You see this when you make a drink such as sweet tea. You can add sugar up to a point and the warm tea will dissolve the sugar. But if you keep adding sugar, it eventually just falls to the bottom of the glass. The sweet tea is considered saturated and cannot dissolve any more sugar.

How much can a solvent such as water (or sweet tea) dissolve? Well, that depends on a few things such as the temperature of the solvent, the actual solute being dissolved (sugar, minerals, etc.), and also the pH. The pH is a measure of how acidic or alkaline/basic the solution is. If you change some of the variables such as the temperature or the pH, a solvent can dissolve more or less solute. In fact, if you adjust things such as the temperature or the pH, you may actually be able to visibly watch some of the dissolved solvent “come out of solution”. What was previously already there, but not visible because it was dissolved, begins to float around in the solution (or if heavy enough like sugar falls to the bottom and accumulates).

So, when you see all of that in your water, realize it was always there…you can just actually see it now. So what do you do?

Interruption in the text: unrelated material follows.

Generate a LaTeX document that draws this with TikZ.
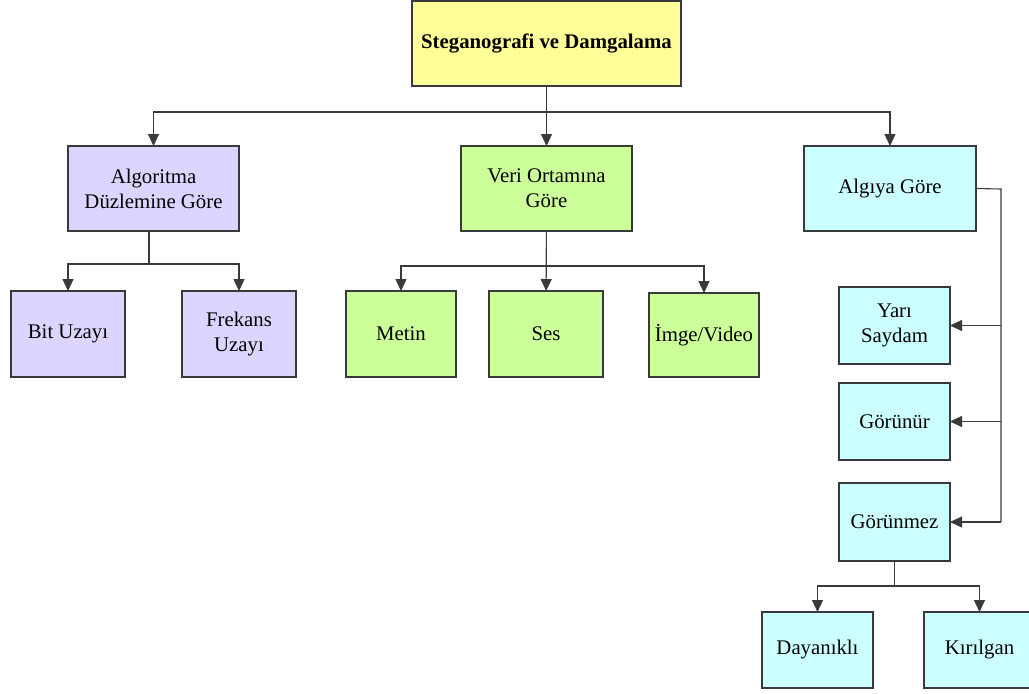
\documentclass[tikz,border=0pt]{standalone}
\usepackage{fontspec}
\setmainfont{LiberationSerif}[Extension=.ttf, UprightFont=*-Regular, BoldFont=*-Bold]
\usetikzlibrary{arrows.meta}
\definecolor{cyel}{HTML}{FFFF99}
\definecolor{cpur}{HTML}{DDD5FF}
\definecolor{cgrn}{HTML}{CCFF99}
\definecolor{ccyn}{HTML}{CCFFFF}
\definecolor{cline}{HTML}{3A3A3A}
\tikzset{
  box/.style={draw=cline, line width=1.2pt, inner sep=0pt, outer sep=0pt, align=center,
    font=\fontsize{20.8}{25}\selectfont},
  wire/.style={draw=cline, line width=1.1pt},
  conn/.style={wire, -{Triangle[length=12pt,width=11pt]}},
}
\begin{document}
\begin{tikzpicture}[x=1pt,y=-1pt]
\useasboundingbox (0,0) rectangle (1029,694);
\clip (0,0) rectangle (1029,694);
% nodes
\node[box, fill=cyel, minimum width=269pt, minimum height=85pt, font=\fontsize{20.8}{25}\selectfont\bfseries] (title) at (546.5,43.5) {Steganografi ve Damgalama};
\node[box, fill=cpur, minimum width=171pt, minimum height=85pt] (alg) at (153.5,188.5) {Algoritma\\Düzlemine Göre};
\node[box, fill=cgrn, minimum width=171pt, minimum height=85pt] (veri) at (546.5,188.5) {Veri Ortamına\\Göre};
\node[box, fill=ccyn, minimum width=172pt, minimum height=85pt] (algi) at (890,188.5) {Algıya Göre};
\node[box, fill=cpur, minimum width=114pt, minimum height=86pt] (bit) at (68,334) {Bit Uzayı};
\node[box, fill=cpur, minimum width=114pt, minimum height=86pt] (frek) at (239,334) {Frekans\\Uzayı};
\node[box, fill=cgrn, minimum width=110pt, minimum height=86pt] (metin) at (401,334) {Metin};
\node[box, fill=cgrn, minimum width=114pt, minimum height=86pt] (ses) at (546,334) {Ses};
\node[box, fill=cgrn, minimum width=110pt, minimum height=84pt] (imge) at (704,335) {İmge/Video};
\node[box, fill=ccyn, minimum width=111pt, minimum height=77pt] (yari) at (894.5,325.5) {Yarı\\Saydam};
\node[box, fill=ccyn, minimum width=111pt, minimum height=77pt] (gorunur) at (894.5,421.5) {Görünür};
\node[box, fill=ccyn, minimum width=111pt, minimum height=78pt] (gorunmez) at (894.5,522) {Görünmez};
\node[box, fill=ccyn, minimum width=111pt, minimum height=76pt] (dayan) at (817.5,650) {Dayanıklı};
\node[box, fill=ccyn, minimum width=111pt, minimum height=76pt] (kiril) at (979.5,650) {Kırılgan};
% connectors
\coordinate (b1) at (546.5,112);
\draw[conn] (title) -- (veri);
\draw[conn] (b1) -| (alg.north);
\draw[conn] (b1) -| (algi.north);
\coordinate (a1) at (149,264);
\draw[wire] (alg.south -| a1) -- (a1);
\draw[conn] (a1) -| (bit.north);
\draw[conn] (a1) -| (frek.north);
\coordinate (v1) at (546.5,266);
\draw[conn] (veri) -- (ses);
\draw[conn] (v1) -| (metin.north);
\draw[conn] (v1) -| (imge.north);
\coordinate (rx) at (1001,189);
\draw[wire] (algi.east) -- (rx) -- (rx |- gorunmez.east);
\draw[conn] (rx |- yari.east) -- (yari.east);
\draw[conn] (rx |- gorunur.east) -- (gorunur.east);
\draw[conn] (rx |- gorunmez.east) -- (gorunmez.east);
\coordinate (g1) at (894.5,586);
\draw[wire] (gorunmez.south) -- (g1);
\draw[conn] (g1) -| (dayan.north);
\draw[conn] (g1) -| (kiril.north);
\end{tikzpicture}
\end{document}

Since the likely cause of the minerals becoming visible was an increase in pH, you would want to lower the pH to keep that from happening. It is normal for the pH to change any time your water comes in contact with something else (such as the Berkey filters). The manufacturer advises that the filters will tend to increase the pH just slightly. So, that’s why you may need to reduce it some. How do you do that?

The two most common ways to reduce pH in your water would be to add a common citrus acid such as lemon. It can be a few drops up top as your water filters, or even just adding a slice of lemon to the upper chamber (and it can stay in there for a while). That will lower the pH of the source water and then when the filters increase it slightly, it would still be low enough that the minerals will stay in solution.

Another option which doesn’t add as much flavor to the water would be food grade citric acid. You won’t need much, so you can experiment with small amounts to see if adding a bit will reduce the pH enough to keep all those minerals invisible.

Finally, you can also use some distilled water to dilute the concentration of the minerals. That may or may not be something you have readily available, but it would have the same effect and you should see the cloudiness go away.

But the bottom line is that normally, there isn’t anything wrong with the filter itself…it just happens to be the chemistry of the water that you’re already using!